Masalahnya, komunikasi sebagai keterampilan hidup untuk menjalin relasi yang baik antarindividu masih belum mendapatkan perhatian khusus dalam sistem pendidikan kita. Keterampilan komunikasi yang baik seharusnya menjadi keterampilan wajib yang harus dimiliki siapa pun, mulai anak hingga orang dewasa. Dengan berkaca pada peristiwa perundungan yang telah disebut di atas, kita bisa mengatakan sekolah memiliki tanggung jawab besar untuk mengajarkan keterampilan komunikasi yang baik kepada siswa.

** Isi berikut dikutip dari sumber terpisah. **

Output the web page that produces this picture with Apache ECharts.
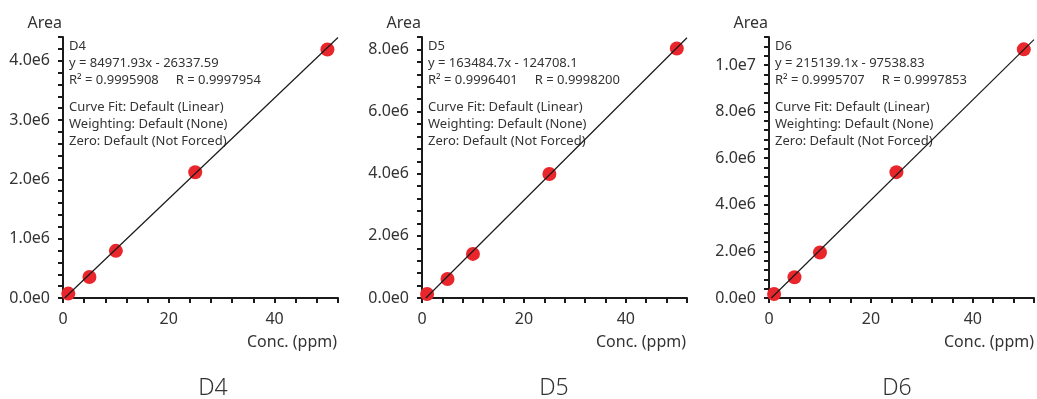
<!DOCTYPE html>
<html>
<head>
<meta charset="utf-8">
<script src="https://cdn.jsdelivr.net/npm/echarts@6/dist/echarts.min.js"></script>
<style>
  html, body { margin: 0; padding: 0; background: #fff; }
  #chart { width: 1037px; height: 399px; }
</style>
</head>
<body>
<div id="chart"></div>
<script>
// calibration data
const conc = [1, 5, 10, 25, 50]
const areaD4 = [74000, 355000, 795000, 2120000, 4190000]
const areaD5 = [130000, 610000, 1420000, 3990000, 8030000]
const areaD6 = [170000, 890000, 1950000, 5400000, 10670000]

const compounds = ['D4', 'D5', 'D6']
const slopes = [84971.93, 163484.7, 215139.1]
const intercepts = [-26337.59, -124708.1, -97538.83]
const slopeText = ['84971.93', '163484.7', '215139.1']
const interceptText = ['26337.59', '124708.1', '97538.83']
const rSquared = ['0.9995908', '0.9996401', '0.9995707']
const rValues = ['0.9997954', '0.9998200', '0.9997853']

const yMax = [4.4e6, 8.4e6, 11.2e6]
const yStep = [2e5, 4e5, 4e5]
const yLabelStep = [1e6, 2e6, 2e6]
const xMax = 52
const xStep = 4
const xLabelStep = 20

const areas = [areaD4, areaD5, areaD6]

// layout
const panels = [
  { left: 63, width: 275 },
  { left: 422, width: 265 },
  { left: 769, width: 266 }
]
const gridTop = 37
const gridHeight = 261
const titleCenters = [213, 554, 897]

const font = '"Noto Sans", "DejaVu Sans", sans-serif'
const axisColor = '#1a1a1a'
const textColor = '#333333'

function expLabel(v) {
  return v.toExponential(1).replace('+', '')
}

const grid = []
const xAxis = []
const yAxis = []
const series = []
const graphic = []

panels.forEach((p, i) => {
  grid.push({ left: p.left, top: gridTop, width: p.width, height: gridHeight })

  xAxis.push({
    type: 'value',
    gridIndex: i,
    min: 0,
    max: xMax,
    interval: xStep,
    axisLine: { lineStyle: { color: axisColor, width: 2 } },
    axisTick: { length: 5, lineStyle: { color: axisColor, width: 2 } },
    axisLabel: {
      margin: 13,
      color: textColor,
      fontSize: 16,
      fontFamily: font,
      formatter: v => (Math.round(v) % xLabelStep === 0 ? String(v) : '')
    },
    splitLine: { show: false }
  })

  yAxis.push({
    type: 'value',
    gridIndex: i,
    min: 0,
    max: yMax[i],
    interval: yStep[i],
    name: 'Area',
    nameLocation: 'end',
    nameGap: 6,
    nameTextStyle: { align: 'right', color: textColor, fontSize: 16, fontFamily: font, padding: [0, 1, 0, 0] },
    axisLine: { show: true, lineStyle: { color: axisColor, width: 2 } },
    axisTick: { show: true, length: 5, lineStyle: { color: axisColor, width: 2 } },
    axisLabel: {
      margin: 13,
      color: textColor,
      fontSize: 16,
      fontFamily: font,
      formatter: v => (Math.round(v) % yLabelStep[i] === 0 ? expLabel(v) : '')
    },
    splitLine: { show: false }
  })

  series.push({
    type: 'scatter',
    xAxisIndex: i,
    yAxisIndex: i,
    symbolSize: 14,
    itemStyle: { color: '#e8262c', opacity: 1 },
    data: conc.map((x, j) => [x, areas[i][j]]),
    z: 2
  })

  // regression line from the printed fit
  const x0 = -intercepts[i] / slopes[i]
  series.push({
    type: 'line',
    xAxisIndex: i,
    yAxisIndex: i,
    symbol: 'none',
    silent: true,
    lineStyle: { color: axisColor, width: 1.2 },
    data: [[x0, 0], [xMax, slopes[i] * xMax + intercepts[i]]],
    z: 3
  })

  const tx = p.left + 6
  graphic.push({
    type: 'text',
    left: tx,
    top: 38,
    style: {
      text: compounds[i] + '\ny = ' + slopeText[i] + 'x - ' + interceptText[i] +
        '\nR\u00b2 = ' + rSquared[i] + '     R = ' + rValues[i],
      fill: textColor,
      font: '13px ' + font,
      lineHeight: 17
    }
  })
  graphic.push({
    type: 'text',
    left: tx,
    top: 99,
    style: {
      text: 'Curve Fit: Default (Linear)\nWeighting: Default (None)\nZero: Default (Not Forced)',
      fill: textColor,
      font: '13px ' + font,
      lineHeight: 17
    }
  })
  graphic.push({
    type: 'text',
    x: p.left + p.width - 1,
    y: 342,
    style: {
      text: 'Conc. (ppm)',
      fill: textColor,
      font: '16px ' + font,
      align: 'right',
      verticalAlign: 'middle'
    }
  })
  graphic.push({
    type: 'text',
    x: titleCenters[i],
    y: 388,
    style: {
      text: compounds[i],
      fill: textColor,
      font: '300 23px ' + font,
      align: 'center',
      verticalAlign: 'middle'
    }
  })
})

const chart = echarts.init(document.getElementById('chart'))
chart.setOption({
  animation: false,
  backgroundColor: '#ffffff',
  grid,
  xAxis,
  yAxis,
  series,
  graphic
})
</script>
</body>
</html>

Komunikasi untuk perdamaian
Komunikasi yang baik tentunya akan berujung pada situasi damai. Ellis (2006) mensyaratkan tiga hal dalam komunikasi untuk perdamaian, yaitu penerimaan, mutualisme, dan identitas yang sama. Penerimaan berarti pihak-pihak yang berkomunikasi memiliki komitmen untuk saling mendengar apa yang disampaikan pihak lain. Yang dimaksud dengan mendengar tentu bukan hanya menggunakan telinga untuk menerima suara pihak lain yang berbicara, melainkan juga mendengar berarti mau memberikan perhatian penuh dan memahami pesan yang disampaikan pihak lain.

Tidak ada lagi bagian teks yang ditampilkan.